A term is a text element that is generated after analysis.

index building

After tokenization, indexes are built based on terms. This allows OpenSearch to locate specific documents based on search requests in a quick manner. Search engines can build two types of linked lists: inverted indexes and forward indexes.

inverted index

An inverted index is a linked list that maps terms to their locations in a set of documents. Inverted indexes are used in query clauses. Example: term1->doc1,doc2,doc3 and term2->doc1,doc2.

forward index

A forward index is a linked list that maps documents to fields. Forward indexes are used in filter clauses. Forward indexes are less efficient than inverted indexes. Example: doc1->id,type,create_time.

retrieval

After documents are pushed to OpenSearch, the field values in the documents are converted to individual terms based on query keywords. OpenSearch looks up inverted indexes that are built based on the terms to find matched documents.

retrieval amount

The number of documents that are retrieved.

Data synchronization

Term

Description

data source

The source of data to be pushed. High-performance Search Edition supports data synchronization from ApsaraDB for RDS, MaxCompute, and PolarDB.

reindexing

This feature reindexes on data. Indexing is required after you configure or modify the application schema and a data source.

Quota management

Term

Description

document capacity

The cumulative size of total documents of tables in an instance. The cumulative size is calculated based on the field values. Each field value is converted to a string to calculate the cumulative size.

QPS

The number of queries per second.

LCU

A logical computing unit (LCU) is the unit that is used to measure the computing power of a search service. An LCU indicates the computing power of 10 millicores in a search cluster. Millicore is the unit of CPU resources. Each millicore is one-thousandth of one core.

Searches

Term

Description

sort expression

A sort expression is an expression that you can write to control the sort of search results.

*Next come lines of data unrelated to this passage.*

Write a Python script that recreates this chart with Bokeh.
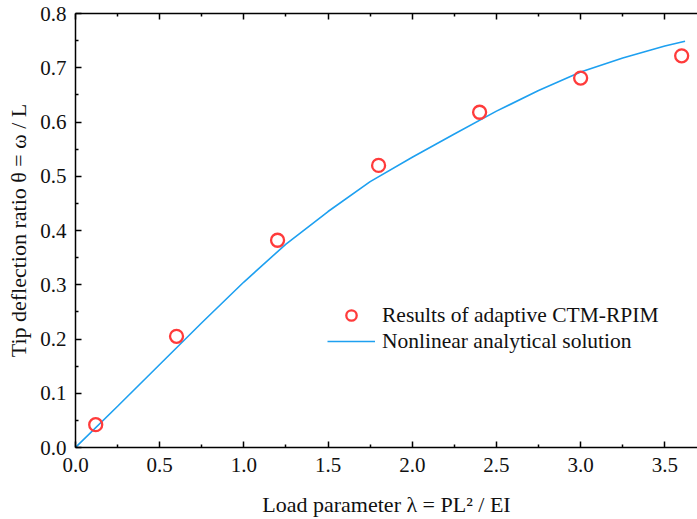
from bokeh.plotting import figure
from bokeh.models import (LinearAxis, Range1d, Legend, LegendItem, ColumnDataSource,
                          FixedTicker, NumeralTickFormatter)
from bokeh.embed import file_html
from bokeh.resources import INLINE

# Data
lam_pts = [0.12, 0.6, 1.2, 1.8, 2.4, 3.0, 3.6]
theta_pts = [0.042, 0.205, 0.382, 0.520, 0.618, 0.681, 0.722]

lam_curve = [0.0, 0.25, 0.5, 0.75, 1.0, 1.25, 1.5, 1.75, 2.0, 2.25, 2.5, 2.75, 3.0, 3.25, 3.5, 3.62]
theta_curve = [0.0, 0.076, 0.153, 0.230, 0.305, 0.375, 0.435, 0.490, 0.535, 0.578, 0.620, 0.658, 0.692, 0.718, 0.740, 0.749]

x_ticks = [0.0, 0.5, 1.0, 1.5, 2.0, 2.5, 3.0, 3.5]
x_minor = [0.25, 0.75, 1.25, 1.75, 2.25, 2.75, 3.25]
y_ticks = [0.0, 0.1, 0.2, 0.3, 0.4, 0.5, 0.6, 0.7, 0.8]
y_minor = [0.05, 0.15, 0.25, 0.35, 0.45, 0.55, 0.65, 0.75]

FONT = "Liberation Serif"

p = figure(width=697, height=519, output_backend="svg", toolbar_location=None,
           x_range=Range1d(0, 3.694), y_range=Range1d(0, 0.8),
           x_axis_location=None, y_axis_location=None,
           min_border_left=75, min_border_right=0, min_border_top=13, min_border_bottom=71)
p.grid.visible = False
p.outline_line_color = None
p.background_fill_color = "white"
p.border_fill_color = "white"

def style_axis(ax):
    ax.axis_line_color = "black"
    ax.axis_line_width = 1.5
    ax.major_tick_line_color = "black"
    ax.major_tick_line_width = 1.5
    ax.minor_tick_line_color = "black"
    ax.minor_tick_line_width = 1.5
    ax.major_tick_in = 6
    ax.major_tick_out = 0
    ax.minor_tick_in = 3
    ax.minor_tick_out = 0
    ax.major_label_text_font = FONT
    ax.major_label_text_font_size = "21px"
    ax.major_label_text_color = "#111111"
    ax.axis_label_text_font = FONT
    ax.axis_label_text_font_size = "22px"
    ax.axis_label_text_font_style = "normal"
    ax.axis_label_text_color = "#111111"

xb = LinearAxis(axis_label="Load parameter λ = PL² / EI")
style_axis(xb)
xb.ticker = FixedTicker(ticks=x_ticks, minor_ticks=x_minor)
xb.formatter = NumeralTickFormatter(format="0.0")
xb.major_label_standoff = 10
xb.axis_label_standoff = 17
p.add_layout(xb, "below")

yl = LinearAxis(axis_label="Tip deflection ratio θ = ω / L")
style_axis(yl)
yl.ticker = FixedTicker(ticks=y_ticks, minor_ticks=y_minor)
yl.formatter = NumeralTickFormatter(format="0.0")
yl.major_label_standoff = 9
yl.axis_label_standoff = 6
p.add_layout(yl, "left")

xt = LinearAxis()
style_axis(xt)
xt.ticker = FixedTicker(ticks=x_ticks, minor_ticks=x_minor)
xt.major_label_overrides = {t: "" for t in x_ticks}
xt.major_label_standoff = 0
p.add_layout(xt, "above")

src_c = ColumnDataSource(dict(x=lam_curve, y=theta_curve))
src_p = ColumnDataSource(dict(x=lam_pts, y=theta_pts))

r_line = p.line("x", "y", source=src_c, line_color="#1ea0f0", line_width=1.6)
r_pts = p.scatter("x", "y", source=src_p, marker="circle", size=13,
                  line_color="#ff3b3b", line_width=2.3, fill_color=None)

legend = Legend(items=[LegendItem(label="Results of adaptive CTM-RPIM", renderers=[r_pts]),
                       LegendItem(label="Nonlinear analytical solution", renderers=[r_line])],
                location=(252, 93), padding=0, margin=0, spacing=0,
                glyph_width=48, glyph_height=26, label_height=26, label_standoff=7,
                label_text_font=FONT, label_text_font_size="21.5px", label_text_color="#111111",
                background_fill_alpha=0, border_line_color=None)
p.add_layout(legend, "center")

open("out.html", "w").write(file_html(p, INLINE))
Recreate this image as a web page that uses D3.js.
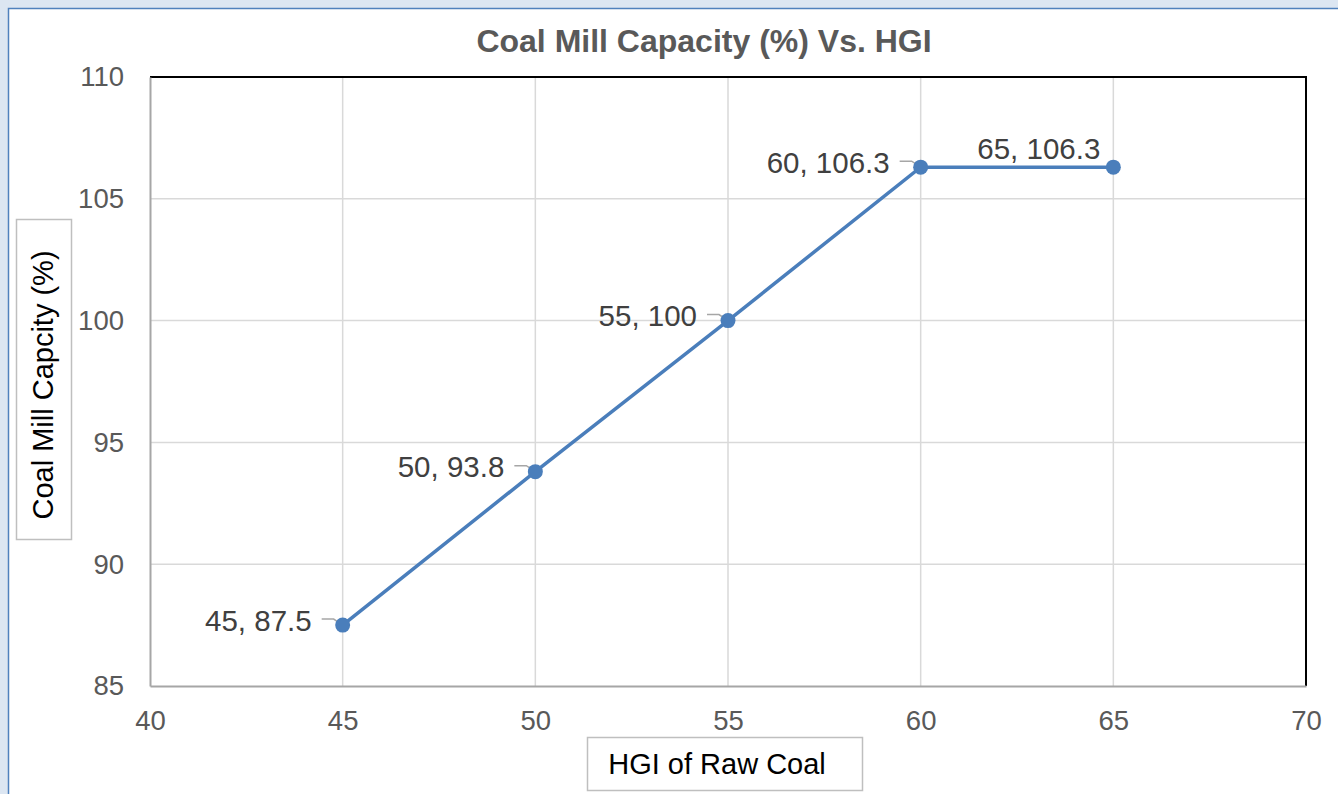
<!DOCTYPE html>
<html><head><meta charset="utf-8">
<script src="https://cdn.jsdelivr.net/npm/d3@7"></script>
<style>
html,body{margin:0;padding:0;background:#dce6f2;}
svg{display:block;}
</style></head>
<body>
<svg id="c" width="1338" height="794"></svg>
<script>
const hgi = [45, 50, 55, 60, 65];
const capacity = [87.5, 93.8, 100, 106.3, 106.3];
const xTicks = [40, 45, 50, 55, 60, 65, 70];
const yTicks = [85, 90, 95, 100, 105, 110];
const title = "Coal Mill Capacity (%) Vs. HGI";
const xTitle = "HGI of Raw Coal";
const yTitle = "Coal Mill Capcity (%)";

const svg = d3.select("#c");
const font = "Liberation Sans, Arial, sans-serif";

// chart background and border
svg.append("rect").attr("x", 8.5).attr("y", 8.5).attr("width", 1340).attr("height", 800)
  .attr("fill", "#ffffff").attr("stroke", "#4f81bd").attr("stroke-width", 1.5);

const L = 150, R = 1306, T = 77, B = 686;
const x = d3.scaleLinear().domain([40, 70]).range([L, R]);
const y = d3.scaleLinear().domain([85, 110]).range([B, T]);

// gridlines
svg.append("g").selectAll("line.v").data(xTicks.slice(1, -1)).join("line")
  .attr("x1", d => x(d)).attr("x2", d => x(d)).attr("y1", T).attr("y2", B)
  .attr("stroke", "#d9d9d9").attr("stroke-width", 1.5);
svg.append("g").selectAll("line.h").data(yTicks.slice(1, -1)).join("line")
  .attr("x1", L).attr("x2", R).attr("y1", d => y(d)).attr("y2", d => y(d))
  .attr("stroke", "#d9d9d9").attr("stroke-width", 1.5);

// plot frame: top/right black, left/bottom gray
svg.append("line").attr("x1", L).attr("x2", R + 1).attr("y1", T).attr("y2", T).attr("stroke", "#000").attr("stroke-width", 2);
svg.append("line").attr("x1", R).attr("x2", R).attr("y1", T).attr("y2", B).attr("stroke", "#000").attr("stroke-width", 2);

// axes
const xAxis = svg.append("g").attr("transform", `translate(0,${B})`)
  .call(d3.axisBottom(x).tickValues(xTicks).tickSize(0).tickPadding(24));
const yAxis = svg.append("g").attr("transform", `translate(${L},0)`)
  .call(d3.axisLeft(y).tickValues(yTicks).tickSize(0).tickPadding(26));
[xAxis, yAxis].forEach(a => {
  a.select(".domain").attr("stroke", "#a6a6a6").attr("stroke-width", 2);
  a.selectAll("text").attr("font-family", font).attr("font-size", 27.5).attr("fill", "#595959");
});
xAxis.selectAll("text").attr("dy", "0.71em");

// title
svg.append("text").attr("x", 704).attr("y", 52).attr("text-anchor", "middle")
  .attr("font-family", font).attr("font-size", 32).attr("font-weight", "bold").attr("fill", "#595959")
  .text(title);

// y axis title box
svg.append("rect").attr("x", 16.5).attr("y", 219.5).attr("width", 55).attr("height", 320)
  .attr("fill", "#fff").attr("stroke", "#bfbfbf").attr("stroke-width", 1.5);
svg.append("text").attr("transform", "translate(53,385) rotate(-90)").attr("text-anchor", "middle")
  .attr("font-family", font).attr("font-size", 29).attr("fill", "#000").text(yTitle);

// x axis title box
svg.append("rect").attr("x", 587.5).attr("y", 737.5).attr("width", 275).attr("height", 53)
  .attr("fill", "#fff").attr("stroke", "#bfbfbf").attr("stroke-width", 1.5);
svg.append("text").attr("x", 717).attr("y", 774).attr("text-anchor", "middle")
  .attr("font-family", font).attr("font-size", 29).attr("fill", "#000").text(xTitle);

const data = hgi.map((h, i) => ({h, c: capacity[i]}));

// leader lines (for labels placed left of point)
const leader = data.slice(0, 4);
svg.append("g").selectAll("path").data(leader).join("path")
  .attr("d", d => {
    const px = x(d.h), py = y(d.c);
    return `M${px - 21},${py - 6} L${px - 9},${py - 6} L${px},${py}`;
  })
  .attr("fill", "none").attr("stroke", "#a6a6a6").attr("stroke-width", 1.5);

// line
svg.append("path").datum(data)
  .attr("d", d3.line().x(d => x(d.h)).y(d => y(d.c)))
  .attr("fill", "none").attr("stroke", "#4a7ebb").attr("stroke-width", 3.5);

// markers
svg.append("g").selectAll("circle").data(data).join("circle")
  .attr("cx", d => x(d.h)).attr("cy", d => y(d.c)).attr("r", 7.5)
  .attr("fill", "#4a7ebb");

// data labels
svg.append("g").selectAll("text").data(data).join("text")
  .attr("x", (d, i) => i < 4 ? x(d.h) - 31 : x(d.h) - 13)
  .attr("y", (d, i) => i < 4 ? y(d.c) + 5.5 : y(d.c) - 8.5)
  .attr("text-anchor", "end")
  .attr("font-family", font).attr("font-size", 29.5).attr("fill", "#404040")
  .text(d => `${d.h}, ${d.c}`);
</script>
</body></html>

You can use basic mathematical operations, mathematical functions, and built-in functions to write a sort expression.

rough sort expression

The search results are first sorted by using a rough sort expression. The system calculates the matching scores of the documents based on a rough sort expression and sorts the documents based on the calculated scores.

fine sort expression

The system selects top N results that are sorted based on a rough sort and calculates the matching scores of the results in a more precise manner by using a fine sort expression. Then, the system sorts the results based on the calculated scores.

search result summary

Generally, the length of text content is long. To help users understand the main content of a document, only a part of the content of a document is displayed in the search results.